雑誌付録のUSB-DAC基板を試す(12/19/2012)
実は、ここ数日、オーディオ以外の電子工作で少し進展があったのだが、その顛末はあとでまとめてするとして、オーディオ関連のこちらの話を先にご紹介することにする。
仕事の帰り、本屋を覗いたら、平積みで積まれたオーディオ雑誌が目に付いた。「ステレオ2013年1月号」誌だ。なにやら分厚いダンボールの箱が雑誌についている。電子工作だけでなくオーディオ関係の雑誌も付録に基板をつけるという話はウェブで知っていたので、何だと手にとって見たら、ヘッドフォンアンプ付きのUSB-DAC基板である。
雑誌の値段は¥2800。DACチップは、USBインターフェース付きのDAC、PCM2704である。確かこのチップだけで¥1000近くしたような(本当はDigiKeyで¥630だったが)気がする。USBからオーディオにする装置は将来の自作候補だったが、最近のオーディオ事情も知りたくて、思わず手にとってレジに向かった。
家に帰って夕食をとるのももどかしく、キットを持ってオーディオルーム兼工作室にこもる。おお、この基板にはヘッドフォン用のオペアンプがソケットでついている(4556と4558)。これはあとで楽しめそうだ。
とりあえずフォンジャックに、愛用のゼンハイザーのヘッドフォンを差込み、PCを立ち上げる。
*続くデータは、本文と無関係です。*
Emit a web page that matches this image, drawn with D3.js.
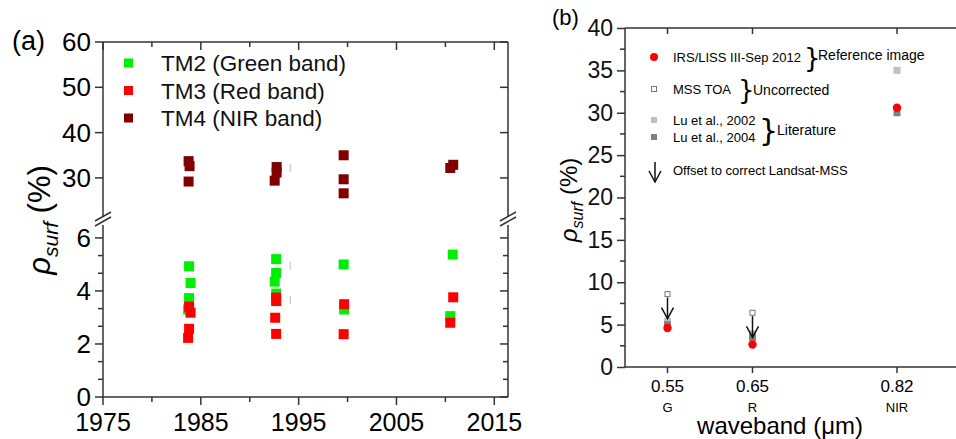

PCがPCM2704を認識して難なく、オーディオクラスが新たに登録された。
オーディオのプロパティを選んで、これまでのサウンドカードから、こちらに切り替える。おやあ、音が出ない。ふーむ、PC上では全く問題なく認識して、基板上のLEDもちゃんと点灯しているのに、肝腎の音が出てこない。
暫く調べて原因がわかった。何のことはないフォンジャックの差込不足だった。いやいや人騒がせな。基板のソケットが超小型で、強く差すと壊れそうなので、差し込み方が足らなかっただけだった。
ヘッドフォンで聞く。うーむ、良い音だ。3号機まで作った自作のLPCMプレーヤーのDAC、BU9480より華やかな音の感じがする。とにかくこれまでのPCサウンドボードから出る音とは比較にならない音質である。
カマデンのデジタルアンプにもつないでみた。ヘッドフォンで聞いていたときほどの差(自作LPCMプレーヤーとの)は感じられなかった。これはスピーカーの音域の差であろう。こうしてみるとBU9480も頑張っているものだ。